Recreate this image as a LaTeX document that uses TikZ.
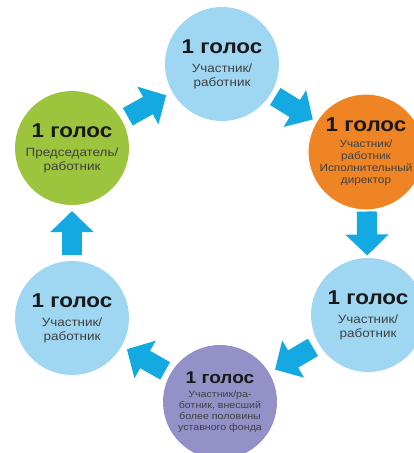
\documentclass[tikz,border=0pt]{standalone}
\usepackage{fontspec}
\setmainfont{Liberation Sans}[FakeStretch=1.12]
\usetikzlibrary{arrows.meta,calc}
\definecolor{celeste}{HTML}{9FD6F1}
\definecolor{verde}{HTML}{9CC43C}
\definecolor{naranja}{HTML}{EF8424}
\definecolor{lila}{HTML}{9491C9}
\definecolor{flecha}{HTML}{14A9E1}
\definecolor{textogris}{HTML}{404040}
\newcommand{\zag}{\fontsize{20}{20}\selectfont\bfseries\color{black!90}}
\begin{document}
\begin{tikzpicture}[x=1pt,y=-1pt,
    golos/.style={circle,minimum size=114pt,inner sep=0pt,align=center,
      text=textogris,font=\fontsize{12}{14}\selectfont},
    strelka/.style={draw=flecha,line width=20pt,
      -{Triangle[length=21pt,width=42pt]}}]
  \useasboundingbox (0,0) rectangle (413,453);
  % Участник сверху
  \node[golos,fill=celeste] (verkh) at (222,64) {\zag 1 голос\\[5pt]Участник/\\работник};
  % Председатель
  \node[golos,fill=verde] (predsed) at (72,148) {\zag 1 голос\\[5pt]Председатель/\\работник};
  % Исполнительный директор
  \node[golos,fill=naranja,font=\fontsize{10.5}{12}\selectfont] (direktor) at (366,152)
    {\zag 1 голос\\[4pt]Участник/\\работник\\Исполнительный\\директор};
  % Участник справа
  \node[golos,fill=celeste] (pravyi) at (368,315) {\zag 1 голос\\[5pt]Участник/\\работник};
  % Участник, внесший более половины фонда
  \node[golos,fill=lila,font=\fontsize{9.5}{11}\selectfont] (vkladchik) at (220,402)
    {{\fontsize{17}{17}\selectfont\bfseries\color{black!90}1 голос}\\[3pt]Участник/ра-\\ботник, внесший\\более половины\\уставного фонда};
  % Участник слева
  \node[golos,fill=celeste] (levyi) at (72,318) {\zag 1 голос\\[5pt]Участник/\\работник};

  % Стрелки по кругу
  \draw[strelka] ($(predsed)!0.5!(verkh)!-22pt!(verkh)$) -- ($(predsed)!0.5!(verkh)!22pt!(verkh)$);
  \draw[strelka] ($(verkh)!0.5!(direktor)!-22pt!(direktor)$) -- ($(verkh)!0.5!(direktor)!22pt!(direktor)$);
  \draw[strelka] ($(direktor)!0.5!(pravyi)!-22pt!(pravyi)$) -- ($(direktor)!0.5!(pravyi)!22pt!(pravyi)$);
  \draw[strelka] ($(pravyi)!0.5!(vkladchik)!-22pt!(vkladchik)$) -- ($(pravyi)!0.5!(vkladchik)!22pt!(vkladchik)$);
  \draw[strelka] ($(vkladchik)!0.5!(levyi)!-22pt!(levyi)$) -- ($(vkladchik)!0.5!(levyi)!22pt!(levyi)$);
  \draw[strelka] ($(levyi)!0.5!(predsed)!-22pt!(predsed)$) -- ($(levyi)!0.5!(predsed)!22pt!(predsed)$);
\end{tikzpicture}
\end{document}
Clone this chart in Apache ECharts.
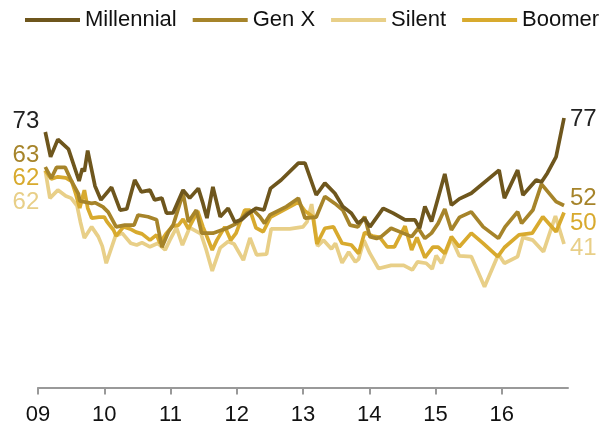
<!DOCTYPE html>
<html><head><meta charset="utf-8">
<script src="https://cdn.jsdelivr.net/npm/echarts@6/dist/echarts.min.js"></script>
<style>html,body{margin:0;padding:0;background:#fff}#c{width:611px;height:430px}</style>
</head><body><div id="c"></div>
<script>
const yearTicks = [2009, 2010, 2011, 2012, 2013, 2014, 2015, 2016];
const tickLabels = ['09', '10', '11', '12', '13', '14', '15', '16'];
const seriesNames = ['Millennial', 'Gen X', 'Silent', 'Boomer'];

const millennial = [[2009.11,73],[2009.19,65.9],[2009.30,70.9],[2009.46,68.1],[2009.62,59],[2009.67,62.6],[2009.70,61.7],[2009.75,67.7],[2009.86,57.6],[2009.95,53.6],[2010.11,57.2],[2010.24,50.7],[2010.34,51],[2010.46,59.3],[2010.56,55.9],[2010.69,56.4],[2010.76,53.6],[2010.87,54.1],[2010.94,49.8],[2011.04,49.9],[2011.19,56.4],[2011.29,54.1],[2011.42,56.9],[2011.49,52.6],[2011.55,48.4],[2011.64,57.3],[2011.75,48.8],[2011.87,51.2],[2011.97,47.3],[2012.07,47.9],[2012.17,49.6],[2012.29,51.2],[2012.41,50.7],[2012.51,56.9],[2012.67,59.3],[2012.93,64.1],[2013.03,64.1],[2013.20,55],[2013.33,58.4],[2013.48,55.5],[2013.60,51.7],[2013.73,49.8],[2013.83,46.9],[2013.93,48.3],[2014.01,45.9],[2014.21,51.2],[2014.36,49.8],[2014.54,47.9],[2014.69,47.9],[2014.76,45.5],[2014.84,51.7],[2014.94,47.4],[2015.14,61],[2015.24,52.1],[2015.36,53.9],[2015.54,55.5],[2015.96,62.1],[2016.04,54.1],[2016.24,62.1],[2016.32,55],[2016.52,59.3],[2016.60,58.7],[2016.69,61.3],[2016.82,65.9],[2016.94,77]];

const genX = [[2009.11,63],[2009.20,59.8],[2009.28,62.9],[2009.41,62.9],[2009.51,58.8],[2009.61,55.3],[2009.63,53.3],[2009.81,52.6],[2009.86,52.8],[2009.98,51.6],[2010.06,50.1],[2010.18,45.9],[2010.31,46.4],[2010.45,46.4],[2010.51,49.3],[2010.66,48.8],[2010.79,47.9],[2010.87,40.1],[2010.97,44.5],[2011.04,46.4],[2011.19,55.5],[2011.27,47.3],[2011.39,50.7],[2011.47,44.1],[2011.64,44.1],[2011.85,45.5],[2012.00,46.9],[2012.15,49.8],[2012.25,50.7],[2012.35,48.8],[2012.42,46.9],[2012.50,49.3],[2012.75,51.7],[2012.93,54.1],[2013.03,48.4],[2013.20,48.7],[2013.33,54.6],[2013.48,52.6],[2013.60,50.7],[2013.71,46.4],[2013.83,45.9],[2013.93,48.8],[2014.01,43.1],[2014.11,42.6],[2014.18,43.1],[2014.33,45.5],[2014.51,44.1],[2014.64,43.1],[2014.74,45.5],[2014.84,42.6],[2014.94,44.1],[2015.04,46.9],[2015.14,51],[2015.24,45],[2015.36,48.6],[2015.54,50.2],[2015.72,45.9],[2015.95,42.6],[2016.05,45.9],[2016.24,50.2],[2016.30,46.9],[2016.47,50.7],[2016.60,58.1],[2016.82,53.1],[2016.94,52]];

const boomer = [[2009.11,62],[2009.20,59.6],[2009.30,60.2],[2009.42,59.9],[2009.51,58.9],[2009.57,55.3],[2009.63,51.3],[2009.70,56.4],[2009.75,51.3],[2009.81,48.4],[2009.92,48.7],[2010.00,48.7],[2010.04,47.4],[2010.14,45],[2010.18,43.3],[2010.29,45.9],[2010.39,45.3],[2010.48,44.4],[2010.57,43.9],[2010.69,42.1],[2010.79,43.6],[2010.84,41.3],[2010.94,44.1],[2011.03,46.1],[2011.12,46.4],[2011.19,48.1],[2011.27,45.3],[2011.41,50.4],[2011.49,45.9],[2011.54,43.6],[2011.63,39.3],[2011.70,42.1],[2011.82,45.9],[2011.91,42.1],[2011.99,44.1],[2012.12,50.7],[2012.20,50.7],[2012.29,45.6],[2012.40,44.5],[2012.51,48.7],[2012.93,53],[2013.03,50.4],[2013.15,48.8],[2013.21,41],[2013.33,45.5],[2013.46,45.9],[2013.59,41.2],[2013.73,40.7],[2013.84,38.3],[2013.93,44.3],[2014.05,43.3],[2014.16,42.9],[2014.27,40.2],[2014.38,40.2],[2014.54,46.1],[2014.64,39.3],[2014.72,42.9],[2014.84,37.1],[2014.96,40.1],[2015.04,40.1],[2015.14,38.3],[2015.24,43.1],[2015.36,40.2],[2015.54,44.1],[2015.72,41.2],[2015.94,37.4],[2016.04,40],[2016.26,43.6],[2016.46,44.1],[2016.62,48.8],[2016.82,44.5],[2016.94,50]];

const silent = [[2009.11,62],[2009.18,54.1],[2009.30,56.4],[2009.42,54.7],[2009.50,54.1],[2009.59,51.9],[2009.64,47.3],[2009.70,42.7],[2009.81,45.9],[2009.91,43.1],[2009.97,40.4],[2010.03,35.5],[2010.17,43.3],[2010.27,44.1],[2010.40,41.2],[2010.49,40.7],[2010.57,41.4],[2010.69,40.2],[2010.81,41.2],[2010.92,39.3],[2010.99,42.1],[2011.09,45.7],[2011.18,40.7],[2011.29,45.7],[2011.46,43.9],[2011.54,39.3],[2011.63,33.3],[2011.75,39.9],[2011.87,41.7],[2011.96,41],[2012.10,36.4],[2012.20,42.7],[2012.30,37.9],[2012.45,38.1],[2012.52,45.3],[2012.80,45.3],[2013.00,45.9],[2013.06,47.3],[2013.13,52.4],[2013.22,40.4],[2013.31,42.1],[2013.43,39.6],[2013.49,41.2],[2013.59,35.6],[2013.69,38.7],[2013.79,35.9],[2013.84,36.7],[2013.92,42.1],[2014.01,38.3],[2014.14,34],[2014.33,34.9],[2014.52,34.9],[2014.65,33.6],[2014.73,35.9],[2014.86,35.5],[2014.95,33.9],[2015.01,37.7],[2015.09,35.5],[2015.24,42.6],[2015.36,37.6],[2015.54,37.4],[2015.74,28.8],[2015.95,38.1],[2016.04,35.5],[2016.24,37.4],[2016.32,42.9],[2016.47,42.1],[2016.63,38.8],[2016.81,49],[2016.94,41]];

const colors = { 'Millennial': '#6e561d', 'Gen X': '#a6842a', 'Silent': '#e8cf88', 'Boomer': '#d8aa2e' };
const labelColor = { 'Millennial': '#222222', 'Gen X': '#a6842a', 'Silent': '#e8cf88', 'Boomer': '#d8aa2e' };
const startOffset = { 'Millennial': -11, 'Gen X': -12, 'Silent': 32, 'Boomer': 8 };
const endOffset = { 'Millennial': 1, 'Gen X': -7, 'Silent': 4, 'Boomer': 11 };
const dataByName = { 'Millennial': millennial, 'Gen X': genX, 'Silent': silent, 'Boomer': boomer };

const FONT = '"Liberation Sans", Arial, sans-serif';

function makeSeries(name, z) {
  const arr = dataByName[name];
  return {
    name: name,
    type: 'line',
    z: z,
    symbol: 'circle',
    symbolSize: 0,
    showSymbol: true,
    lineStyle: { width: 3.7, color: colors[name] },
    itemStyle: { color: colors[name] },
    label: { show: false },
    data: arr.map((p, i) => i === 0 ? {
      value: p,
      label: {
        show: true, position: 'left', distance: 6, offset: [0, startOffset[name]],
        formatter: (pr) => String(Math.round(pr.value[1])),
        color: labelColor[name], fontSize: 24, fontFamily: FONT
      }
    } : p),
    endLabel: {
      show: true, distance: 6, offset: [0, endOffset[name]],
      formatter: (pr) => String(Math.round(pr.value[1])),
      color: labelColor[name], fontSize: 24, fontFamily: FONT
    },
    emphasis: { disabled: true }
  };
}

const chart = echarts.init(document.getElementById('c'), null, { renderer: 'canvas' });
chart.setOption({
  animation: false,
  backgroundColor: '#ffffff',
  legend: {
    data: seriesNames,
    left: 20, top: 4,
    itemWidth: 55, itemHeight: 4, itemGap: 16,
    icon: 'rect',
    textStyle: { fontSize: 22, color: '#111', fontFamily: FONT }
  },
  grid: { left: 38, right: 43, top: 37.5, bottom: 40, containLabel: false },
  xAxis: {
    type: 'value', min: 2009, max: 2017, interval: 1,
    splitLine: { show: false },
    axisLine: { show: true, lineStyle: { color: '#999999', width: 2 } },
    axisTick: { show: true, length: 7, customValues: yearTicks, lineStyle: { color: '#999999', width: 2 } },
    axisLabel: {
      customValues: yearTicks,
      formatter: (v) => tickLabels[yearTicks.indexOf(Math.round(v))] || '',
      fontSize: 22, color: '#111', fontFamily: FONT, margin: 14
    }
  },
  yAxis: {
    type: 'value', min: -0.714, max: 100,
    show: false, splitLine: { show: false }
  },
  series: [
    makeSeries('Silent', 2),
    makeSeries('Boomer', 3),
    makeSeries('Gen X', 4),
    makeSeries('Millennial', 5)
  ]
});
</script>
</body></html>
----
YOUR OBJECTIVE. Skip the pictures and repeat, word for word, the lines from the one containing "Clone this chart in Apache ECharts." to the one containing "const seriesNames = ['Millennial', 'Gen", keeping both of those lines.

FULL SOLUTION.
Clone this chart in Apache ECharts.
<!DOCTYPE html>
<html><head><meta charset="utf-8">
<script src="https://cdn.jsdelivr.net/npm/echarts@6/dist/echarts.min.js"></script>
<style>html,body{margin:0;padding:0;background:#fff}#c{width:611px;height:430px}</style>
</head><body><div id="c"></div>
<script>
const yearTicks = [2009, 2010, 2011, 2012, 2013, 2014, 2015, 2016];
const tickLabels = ['09', '10', '11', '12', '13', '14', '15', '16'];
const seriesNames = ['Millennial', 'Gen X', 'Silent', 'Boomer'];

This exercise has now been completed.